### Provided records:
========================

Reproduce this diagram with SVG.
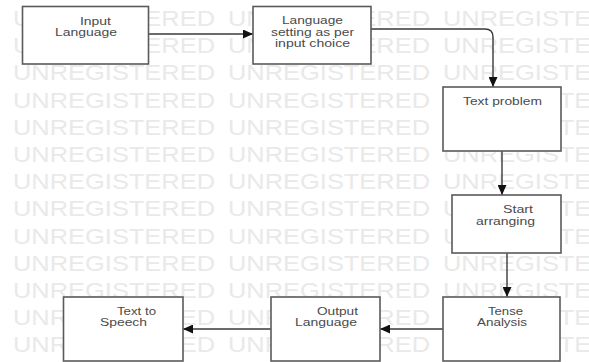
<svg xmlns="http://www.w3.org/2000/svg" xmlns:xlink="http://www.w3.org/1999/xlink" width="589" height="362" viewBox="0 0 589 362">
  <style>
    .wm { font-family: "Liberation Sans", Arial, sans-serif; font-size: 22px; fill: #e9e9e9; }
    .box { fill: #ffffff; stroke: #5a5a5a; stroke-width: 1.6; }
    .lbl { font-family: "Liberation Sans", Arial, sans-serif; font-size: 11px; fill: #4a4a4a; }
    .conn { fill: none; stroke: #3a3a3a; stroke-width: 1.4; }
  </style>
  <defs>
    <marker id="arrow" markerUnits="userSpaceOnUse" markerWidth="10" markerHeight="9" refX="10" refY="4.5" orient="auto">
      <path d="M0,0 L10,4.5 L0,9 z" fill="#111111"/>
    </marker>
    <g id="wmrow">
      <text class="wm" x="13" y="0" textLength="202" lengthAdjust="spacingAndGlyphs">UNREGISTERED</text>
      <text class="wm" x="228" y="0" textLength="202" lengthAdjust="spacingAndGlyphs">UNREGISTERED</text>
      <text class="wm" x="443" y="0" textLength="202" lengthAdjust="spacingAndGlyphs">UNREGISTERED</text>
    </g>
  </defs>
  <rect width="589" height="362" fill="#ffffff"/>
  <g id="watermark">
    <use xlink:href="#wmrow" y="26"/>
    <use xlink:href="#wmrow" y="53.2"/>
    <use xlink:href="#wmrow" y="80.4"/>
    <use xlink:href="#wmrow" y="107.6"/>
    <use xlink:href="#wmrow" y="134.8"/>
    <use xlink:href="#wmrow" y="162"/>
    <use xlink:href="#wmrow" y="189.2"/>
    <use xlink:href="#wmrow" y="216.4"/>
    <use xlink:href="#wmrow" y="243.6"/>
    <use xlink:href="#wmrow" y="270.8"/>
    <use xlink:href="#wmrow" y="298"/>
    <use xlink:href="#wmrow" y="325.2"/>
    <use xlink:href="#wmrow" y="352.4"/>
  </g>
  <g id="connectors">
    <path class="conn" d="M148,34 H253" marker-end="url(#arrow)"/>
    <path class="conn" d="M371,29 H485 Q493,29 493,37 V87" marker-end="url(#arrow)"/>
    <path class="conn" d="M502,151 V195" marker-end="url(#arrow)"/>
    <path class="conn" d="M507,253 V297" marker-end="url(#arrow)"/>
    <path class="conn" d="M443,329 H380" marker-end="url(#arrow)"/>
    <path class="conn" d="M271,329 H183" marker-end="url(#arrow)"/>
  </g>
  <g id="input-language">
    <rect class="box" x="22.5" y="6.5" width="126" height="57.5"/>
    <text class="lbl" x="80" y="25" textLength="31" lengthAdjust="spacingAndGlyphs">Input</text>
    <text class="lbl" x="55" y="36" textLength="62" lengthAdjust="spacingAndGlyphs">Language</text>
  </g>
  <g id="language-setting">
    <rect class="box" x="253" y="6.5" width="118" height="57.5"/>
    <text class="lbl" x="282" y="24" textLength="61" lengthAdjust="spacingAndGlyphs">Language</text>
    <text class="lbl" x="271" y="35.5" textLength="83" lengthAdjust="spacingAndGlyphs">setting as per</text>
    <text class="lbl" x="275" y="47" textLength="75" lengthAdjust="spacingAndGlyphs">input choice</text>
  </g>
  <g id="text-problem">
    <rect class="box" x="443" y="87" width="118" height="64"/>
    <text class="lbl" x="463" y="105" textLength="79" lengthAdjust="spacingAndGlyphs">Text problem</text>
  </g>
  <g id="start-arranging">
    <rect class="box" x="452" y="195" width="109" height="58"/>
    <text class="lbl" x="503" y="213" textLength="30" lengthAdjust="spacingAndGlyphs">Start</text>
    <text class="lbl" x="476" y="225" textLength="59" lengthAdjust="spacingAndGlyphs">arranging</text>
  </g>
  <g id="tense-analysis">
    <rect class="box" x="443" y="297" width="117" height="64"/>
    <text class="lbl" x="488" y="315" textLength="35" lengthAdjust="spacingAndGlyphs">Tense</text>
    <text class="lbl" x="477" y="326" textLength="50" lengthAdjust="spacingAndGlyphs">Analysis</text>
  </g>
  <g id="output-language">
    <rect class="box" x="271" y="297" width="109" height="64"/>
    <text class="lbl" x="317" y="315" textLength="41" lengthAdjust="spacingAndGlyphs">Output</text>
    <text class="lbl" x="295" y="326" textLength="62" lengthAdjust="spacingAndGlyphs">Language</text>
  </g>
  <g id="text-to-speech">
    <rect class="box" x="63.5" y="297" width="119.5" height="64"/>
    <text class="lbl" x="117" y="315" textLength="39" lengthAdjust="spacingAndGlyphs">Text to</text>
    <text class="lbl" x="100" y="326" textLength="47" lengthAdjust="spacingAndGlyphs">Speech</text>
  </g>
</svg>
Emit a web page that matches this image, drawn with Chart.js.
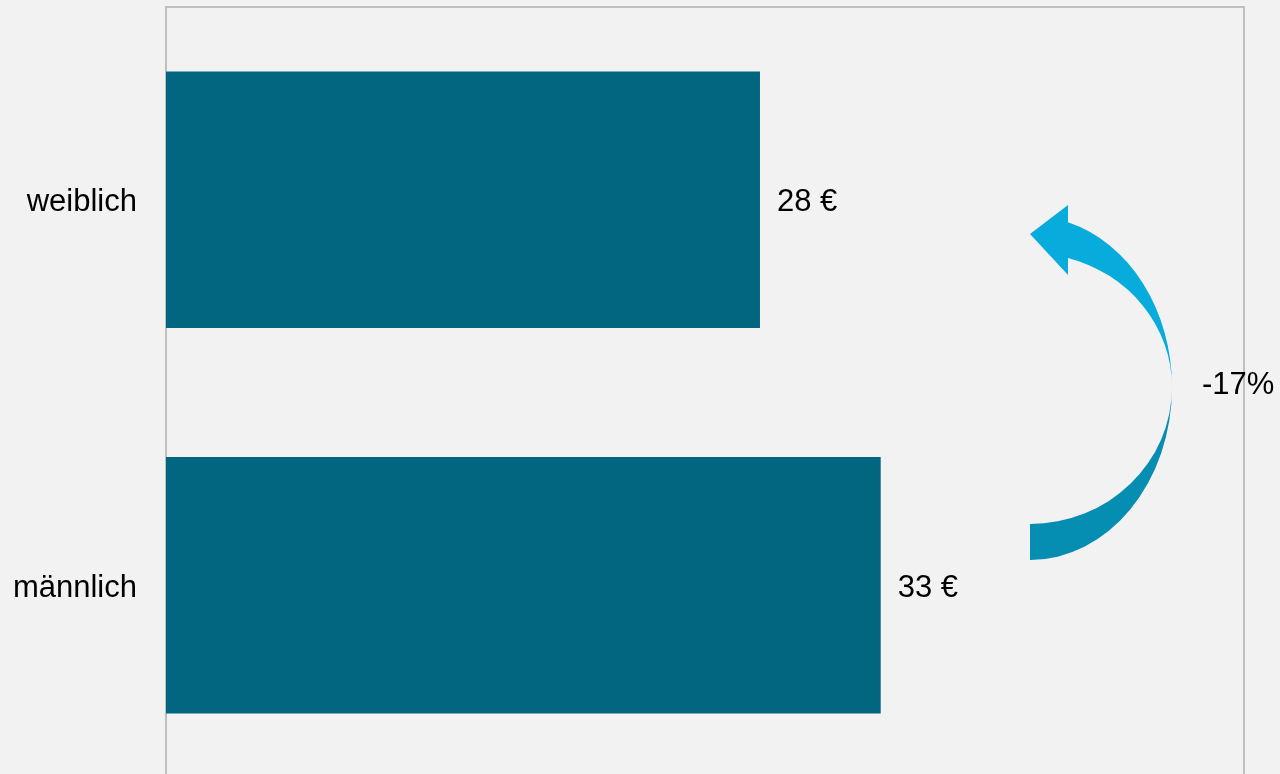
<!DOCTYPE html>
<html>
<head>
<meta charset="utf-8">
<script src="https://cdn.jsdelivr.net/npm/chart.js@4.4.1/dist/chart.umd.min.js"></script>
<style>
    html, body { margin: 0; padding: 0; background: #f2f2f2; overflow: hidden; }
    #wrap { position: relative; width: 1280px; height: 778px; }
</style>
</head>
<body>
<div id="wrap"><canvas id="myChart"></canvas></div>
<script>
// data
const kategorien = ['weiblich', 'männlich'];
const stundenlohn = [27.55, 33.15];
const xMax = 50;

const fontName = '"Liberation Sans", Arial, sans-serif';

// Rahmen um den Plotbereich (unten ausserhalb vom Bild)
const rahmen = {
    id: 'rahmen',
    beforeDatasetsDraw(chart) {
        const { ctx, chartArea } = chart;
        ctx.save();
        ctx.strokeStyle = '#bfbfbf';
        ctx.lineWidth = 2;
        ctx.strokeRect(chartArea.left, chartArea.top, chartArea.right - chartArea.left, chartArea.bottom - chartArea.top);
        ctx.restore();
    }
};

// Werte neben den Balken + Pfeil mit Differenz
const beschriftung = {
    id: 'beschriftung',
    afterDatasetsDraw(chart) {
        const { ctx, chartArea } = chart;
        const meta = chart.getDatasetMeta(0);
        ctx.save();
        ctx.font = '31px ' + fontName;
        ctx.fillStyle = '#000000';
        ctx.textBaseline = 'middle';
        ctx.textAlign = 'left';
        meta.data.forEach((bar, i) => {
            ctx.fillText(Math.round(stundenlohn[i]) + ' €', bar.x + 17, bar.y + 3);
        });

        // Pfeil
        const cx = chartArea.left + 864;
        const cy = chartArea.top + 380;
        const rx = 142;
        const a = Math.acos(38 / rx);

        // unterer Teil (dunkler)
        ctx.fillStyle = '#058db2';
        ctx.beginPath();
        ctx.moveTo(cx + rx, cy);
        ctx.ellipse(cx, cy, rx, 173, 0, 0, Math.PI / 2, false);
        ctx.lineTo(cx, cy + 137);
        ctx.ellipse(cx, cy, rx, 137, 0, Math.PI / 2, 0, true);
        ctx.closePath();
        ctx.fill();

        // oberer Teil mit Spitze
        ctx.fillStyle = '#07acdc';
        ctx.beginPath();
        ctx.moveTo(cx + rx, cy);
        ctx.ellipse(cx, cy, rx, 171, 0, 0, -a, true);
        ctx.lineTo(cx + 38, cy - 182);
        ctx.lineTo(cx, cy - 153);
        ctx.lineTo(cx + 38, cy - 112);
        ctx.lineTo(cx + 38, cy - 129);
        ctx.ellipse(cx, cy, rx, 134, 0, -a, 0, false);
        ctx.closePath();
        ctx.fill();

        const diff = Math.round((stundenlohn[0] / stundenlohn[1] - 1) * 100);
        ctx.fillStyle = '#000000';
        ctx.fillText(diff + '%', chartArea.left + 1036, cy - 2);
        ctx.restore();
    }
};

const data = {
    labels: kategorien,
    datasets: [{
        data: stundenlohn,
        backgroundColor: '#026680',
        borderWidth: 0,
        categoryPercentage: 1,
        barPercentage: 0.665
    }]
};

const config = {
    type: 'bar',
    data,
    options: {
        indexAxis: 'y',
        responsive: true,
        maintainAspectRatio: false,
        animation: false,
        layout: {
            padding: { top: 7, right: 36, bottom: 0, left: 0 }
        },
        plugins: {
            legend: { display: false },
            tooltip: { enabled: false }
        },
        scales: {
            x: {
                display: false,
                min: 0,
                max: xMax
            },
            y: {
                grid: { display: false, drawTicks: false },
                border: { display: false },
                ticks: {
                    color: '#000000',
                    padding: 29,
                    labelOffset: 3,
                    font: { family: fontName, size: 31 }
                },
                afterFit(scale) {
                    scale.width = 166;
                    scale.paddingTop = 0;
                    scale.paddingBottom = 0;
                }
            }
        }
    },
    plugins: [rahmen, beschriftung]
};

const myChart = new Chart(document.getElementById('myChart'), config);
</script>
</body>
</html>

========================

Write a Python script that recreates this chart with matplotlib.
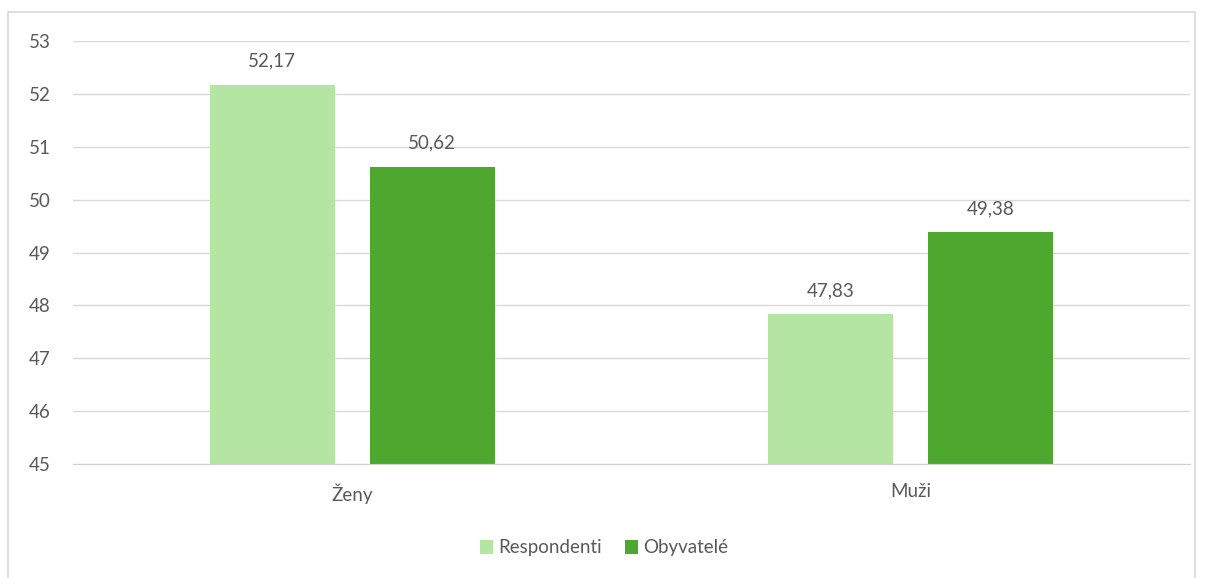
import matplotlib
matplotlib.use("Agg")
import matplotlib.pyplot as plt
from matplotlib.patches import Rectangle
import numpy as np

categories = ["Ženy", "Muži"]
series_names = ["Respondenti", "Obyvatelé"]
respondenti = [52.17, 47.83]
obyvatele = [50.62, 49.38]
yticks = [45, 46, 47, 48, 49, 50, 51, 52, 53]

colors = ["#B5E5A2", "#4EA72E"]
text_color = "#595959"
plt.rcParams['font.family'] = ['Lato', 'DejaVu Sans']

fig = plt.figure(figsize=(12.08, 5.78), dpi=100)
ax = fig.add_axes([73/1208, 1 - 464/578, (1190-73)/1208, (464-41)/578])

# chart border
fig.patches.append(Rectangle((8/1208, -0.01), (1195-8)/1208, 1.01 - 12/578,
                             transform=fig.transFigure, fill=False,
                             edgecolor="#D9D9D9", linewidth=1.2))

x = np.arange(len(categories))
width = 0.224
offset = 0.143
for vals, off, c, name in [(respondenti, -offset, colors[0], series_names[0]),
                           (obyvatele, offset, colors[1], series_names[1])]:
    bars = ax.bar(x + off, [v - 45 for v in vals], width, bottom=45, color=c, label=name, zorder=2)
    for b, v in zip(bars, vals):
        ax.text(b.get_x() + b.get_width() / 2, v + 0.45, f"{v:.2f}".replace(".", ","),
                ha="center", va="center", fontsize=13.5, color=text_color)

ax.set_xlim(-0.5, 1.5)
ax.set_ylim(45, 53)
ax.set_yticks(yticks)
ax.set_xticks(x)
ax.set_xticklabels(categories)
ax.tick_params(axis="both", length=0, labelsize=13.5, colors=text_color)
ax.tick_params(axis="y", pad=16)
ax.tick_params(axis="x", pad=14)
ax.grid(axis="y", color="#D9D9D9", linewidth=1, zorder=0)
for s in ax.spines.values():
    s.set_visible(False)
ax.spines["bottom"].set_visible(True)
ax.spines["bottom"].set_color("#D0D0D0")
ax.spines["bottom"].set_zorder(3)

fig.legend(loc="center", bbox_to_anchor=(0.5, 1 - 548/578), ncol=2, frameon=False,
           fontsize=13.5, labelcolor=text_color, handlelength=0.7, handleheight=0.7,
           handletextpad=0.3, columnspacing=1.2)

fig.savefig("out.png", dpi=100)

========================

### Exercise:
Pull out every line containing "that".

### Task output:
Emit a web page that matches this image, drawn with Chart.js.
Write a Python script that recreates this chart with matplotlib.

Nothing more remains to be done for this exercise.